I just started using Python 3000 (for my own projects, nothing
production-y, and mostly for the class decorators and function
annotations) but ever since I noticed PEP 3106, the "spooky" behavior
of dict views has been bothering me...I wouldn't say it has been
keeping me up late at night, but I can't seem to shake this nagging
sensation that it is only a matter of time before I return
dict.items(), .keys(), or .values() from a function while not all of
my wits are about me and end up with some impossible-to-trace
algorithmic error because I wrote mydict.items() instead of
list(mydict.items()). This is what I'm talking about:

>>> mydict = {1:2}
>>> myitems = mydict.items()
>>> [x for x in myitems]
[(1, 2)]
>>> mydict[3] = 'foo'
>>> [x for x in myitems]
[(1, 2), (3, 'foo')]

What really bugs me about this state of affairs is that I consider the
python 2 dict.items() to be safe and free of surprises, but I no
longer feel the same way about it in 3; this is really about the fact
that when you want to get the items, keys, or values of a dict, the
simplest thing is no longer the safest thing. (I don't want to belabor
this point too much since it isn't really my place to judge, but to
me, dict views feel like they are a "special case that breaks the
rules.")

In python 2 we had dict.iteritems(), and I never had any negative
feelings about it because I always considered it "more complicated"
than dict.items(), and I almost never used it.

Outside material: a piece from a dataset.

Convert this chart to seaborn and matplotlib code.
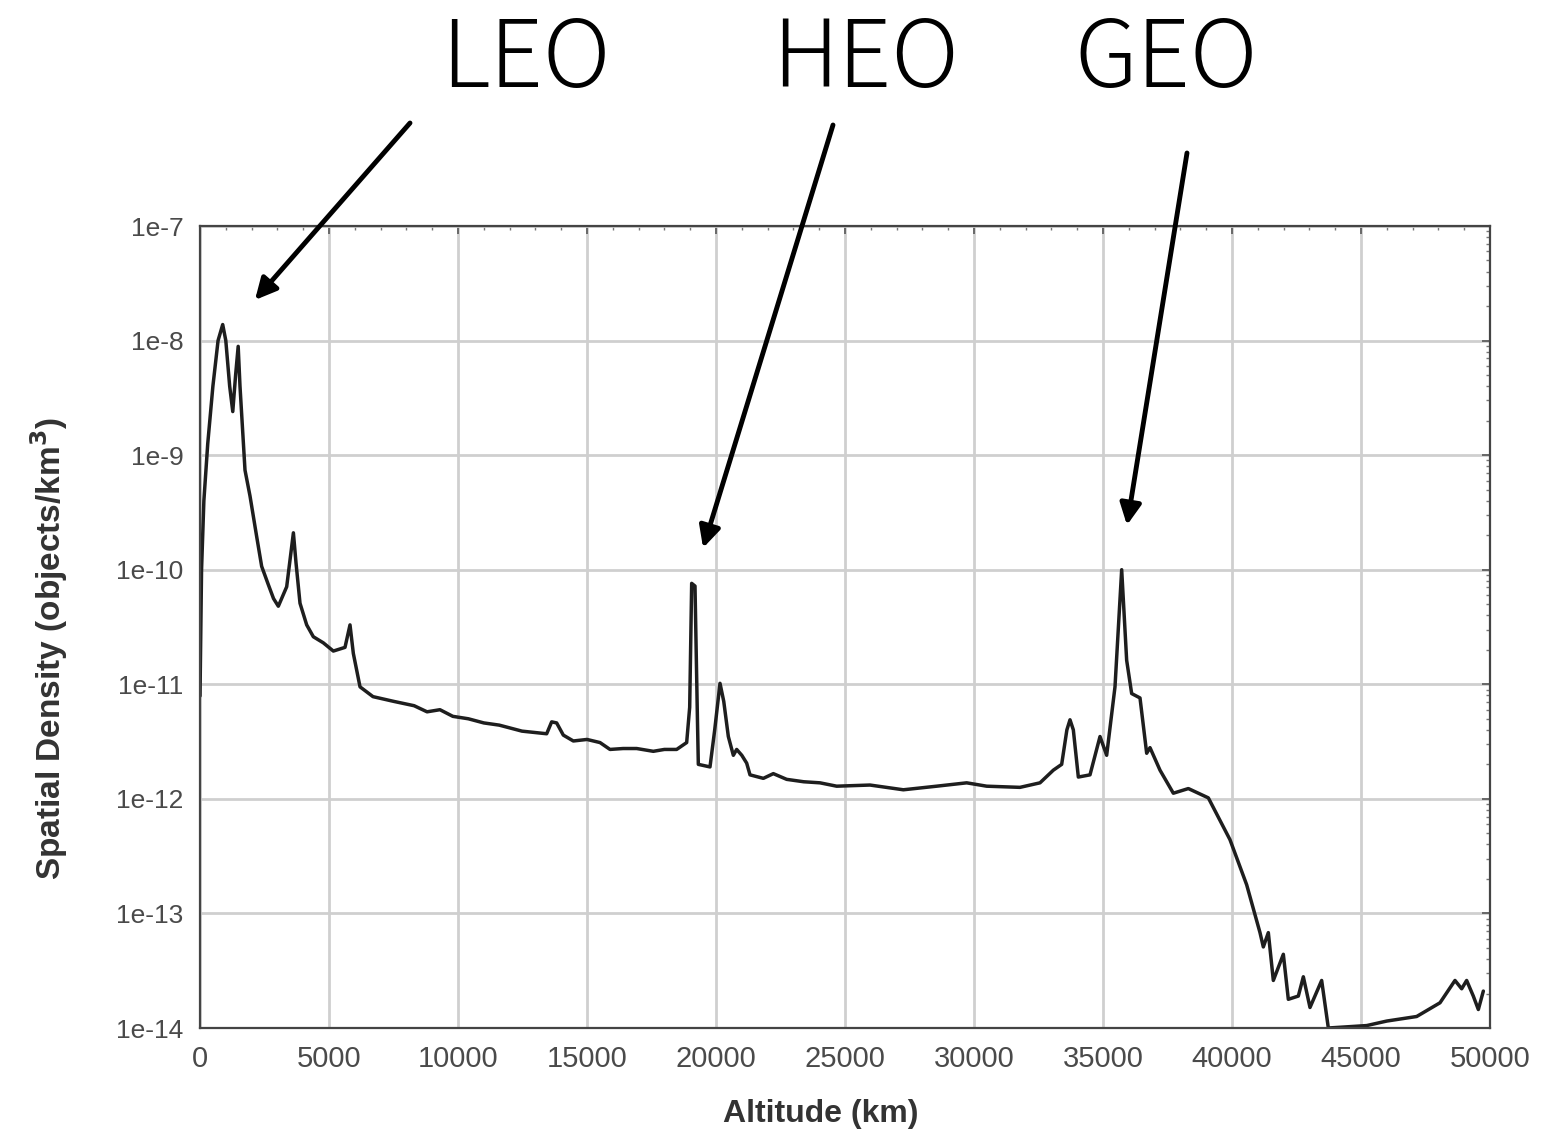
import matplotlib
matplotlib.use("Agg")
import matplotlib.pyplot as plt
import matplotlib.ticker as mticker
import numpy as np
import pandas as pd
import seaborn as sns

# ---------------- data ----------------
altitude_km = [
    0, 60, 150, 300, 500, 700, 880, 1000, 1150, 1270, 1380, 1480, 1550, 1744, 1938,
    2196, 2390, 2649, 2850, 3036, 3360, 3620, 3721, 3876, 4135, 4393, 4780, 5168,
    5620, 5814, 5943, 6202, 6705, 7500, 8300, 8800, 9300, 9800, 10400, 11000, 11600,
    12480, 13437, 13630, 13824, 14082, 14470, 15000, 15504, 15891, 16400, 16925,
    17570, 18000, 18475, 18863, 18980, 19057, 19186, 19280, 19315, 19767, 19950,
    20155, 20300, 20478, 20672, 20801, 21000, 21189, 21318, 21835, 22222, 22739,
    23400, 24031, 24677, 25969, 27261, 28553, 29716, 30491, 31783, 32558, 33075,
    33398, 33600, 33721, 33850, 34044, 34496, 34884, 35142, 35465, 35724, 35917,
    36111, 36434, 36693, 36822, 37209, 37726, 38308, 39083, 39922, 40568, 41085,
    41214, 41408, 41602, 41990, 42183, 42571, 42765, 43023, 43475, 43734, 45220,
    46000, 47158, 48062, 48643, 48902, 49095, 49353, 49548, 49742,
]
density = [
    7.9e-12, 1.0e-10, 4.0e-10, 1.26e-9, 4.0e-9, 1.0e-8, 1.38e-8, 1.0e-8, 4.0e-9, 2.4e-9,
    5.0e-9, 8.9e-9, 4.0e-9, 7.4e-10, 4.4e-10, 1.95e-10, 1.07e-10, 7.4e-11, 5.6e-11,
    4.8e-11, 7.1e-11, 2.1e-10, 1.15e-10, 5.1e-11, 3.3e-11, 2.6e-11, 2.3e-11, 1.95e-11,
    2.1e-11, 3.3e-11, 1.86e-11, 9.5e-12, 7.8e-12, 7.1e-12, 6.5e-12, 5.75e-12, 6.0e-12,
    5.25e-12, 5.0e-12, 4.6e-12, 4.4e-12, 3.9e-12, 3.7e-12, 4.7e-12, 4.6e-12, 3.6e-12,
    3.2e-12, 3.3e-12, 3.1e-12, 2.7e-12, 2.75e-12, 2.75e-12, 2.6e-12, 2.7e-12, 2.7e-12,
    3.1e-12, 6.3e-12, 7.6e-11, 7.2e-11, 5.0e-12, 2.0e-12, 1.9e-12, 4.0e-12, 1.02e-11,
    7.1e-12, 3.5e-12, 2.4e-12, 2.7e-12, 2.4e-12, 2.05e-12, 1.62e-12, 1.51e-12, 1.66e-12,
    1.48e-12, 1.41e-12, 1.38e-12, 1.29e-12, 1.32e-12, 1.2e-12, 1.29e-12, 1.38e-12,
    1.29e-12, 1.26e-12, 1.38e-12, 1.78e-12, 2.0e-12, 4.0e-12, 4.9e-12, 4.0e-12, 1.55e-12,
    1.62e-12, 3.5e-12, 2.4e-12, 9.5e-12, 1.0e-10, 1.62e-11, 8.3e-12, 7.6e-12, 2.5e-12,
    2.8e-12, 1.78e-12, 1.12e-12, 1.23e-12, 1.02e-12, 4.4e-13, 1.78e-13, 6.8e-14, 5.1e-14,
    6.8e-14, 2.6e-14, 4.4e-14, 1.78e-14, 1.9e-14, 2.8e-14, 1.51e-14, 2.6e-14, 1.0e-14,
    1.05e-14, 1.15e-14, 1.26e-14, 1.66e-14, 2.6e-14, 2.2e-14, 2.6e-14, 1.9e-14, 1.45e-14,
    2.1e-14,
]

x_ticks = [0, 5000, 10000, 15000, 20000, 25000, 30000, 35000, 40000, 45000, 50000]
y_ticks = [1e-14, 1e-13, 1e-12, 1e-11, 1e-10, 1e-9, 1e-8, 1e-7]
y_tick_labels = ["1e-14", "1e-13", "1e-12", "1e-11", "1e-10", "1e-9", "1e-8", "1e-7"]

orbit_names = ["LEO", "HEO", "GEO"]
orbit_arrow_alt = [2130, 19500, 35930]
orbit_arrow_density = [2.26e-8, 1.55e-10, 2.45e-10]

# ---------------- figure ----------------
sns.set_style("white")
plt.rcParams["font.family"] = ["Liberation Sans", "DejaVu Sans"]

W, H = 1548, 1133
fig = plt.figure(figsize=(W / 100, H / 100), dpi=100)
ax = fig.add_axes([200 / W, 1 - 1028 / H, (1490 - 200) / W, (1028 - 226) / H])

df = pd.DataFrame({"alt": altitude_km, "dens": density})
sns.lineplot(data=df, x="alt", y="dens", ax=ax, color="#1e1e1e", linewidth=2.5,
             estimator=None, sort=False)

ax.set_yscale("log")
ax.set_xlim(0, 50000)
ax.set_ylim(1e-14, 1e-7)

ax.xaxis.set_major_locator(mticker.FixedLocator(x_ticks))
ax.xaxis.set_minor_locator(mticker.MultipleLocator(1000))
ax.yaxis.set_major_locator(mticker.FixedLocator(y_ticks))
ax.yaxis.set_major_formatter(mticker.FixedFormatter(y_tick_labels))
ax.yaxis.set_minor_locator(mticker.LogLocator(base=10, subs=np.arange(2, 10) * 1.0, numticks=50))
ax.yaxis.set_minor_formatter(mticker.NullFormatter())

ax.grid(True, which="major", color="#cfcfcf", linewidth=2.0)
ax.set_axisbelow(True)

ax.tick_params(axis="both", which="major", direction="in", length=6, width=1.2,
               color="#555555", labelcolor="#4a4a4a", top=True, right=True, pad=12)
ax.tick_params(axis="both", which="minor", direction="in", length=3, width=1.0,
               color="#777777", top=True, right=True)
ax.tick_params(axis="x", labelsize=21)
ax.tick_params(axis="y", labelsize=19)

for s in ax.spines.values():
    s.set_color("#444444")
    s.set_linewidth(1.6)

ax.set_xlabel("Altitude (km)", fontsize=23, fontweight="bold", color="#333333")
ax.set_ylabel("Spatial Density (objects/km$^\\mathbf{3}$)", fontsize=24, fontweight="bold",
              color="#333333")
ax.xaxis.set_label_coords(0.481, -0.088)
ax.yaxis.set_label_coords(-0.101, 0.473)

# orbit labels and arrows
label_centers_px = [526, 866, 1166]
arrow_tails_px = [(410, 123), (833, 125), (1187, 153)]
for name, cx, (tx, ty), a, d in zip(orbit_names, label_centers_px, arrow_tails_px,
                                     orbit_arrow_alt, orbit_arrow_density):
    fig.text(cx / W, 1 - 61 / H, name, ha="center", va="center", fontsize=67,
             color="black", family=["Noto Sans CJK JP", "Noto Sans", "DejaVu Sans"],
             fontweight="light")
    ax.annotate("", xy=(a, d), xycoords="data",
                xytext=(tx / W, 1 - ty / H), textcoords="figure fraction",
                arrowprops=dict(arrowstyle="-|>", color="black", lw=3.5,
                                mutation_scale=32, shrinkA=0, shrinkB=0),
                annotation_clip=False)

fig.savefig("out.png", dpi=100, facecolor="white")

Every time I see
dict.iteritems() I think, "OK, this is a lightweight iterator, it
better get used up before the dict changes." If dict.items() had
stayed the same function but we lost dict.iteritems() and gained
dict.itemsview(), I wouldn't have written this message.

At any rate, my apologies for the long message, but I've been sitting
on this for a while, and I just felt the need to get this out.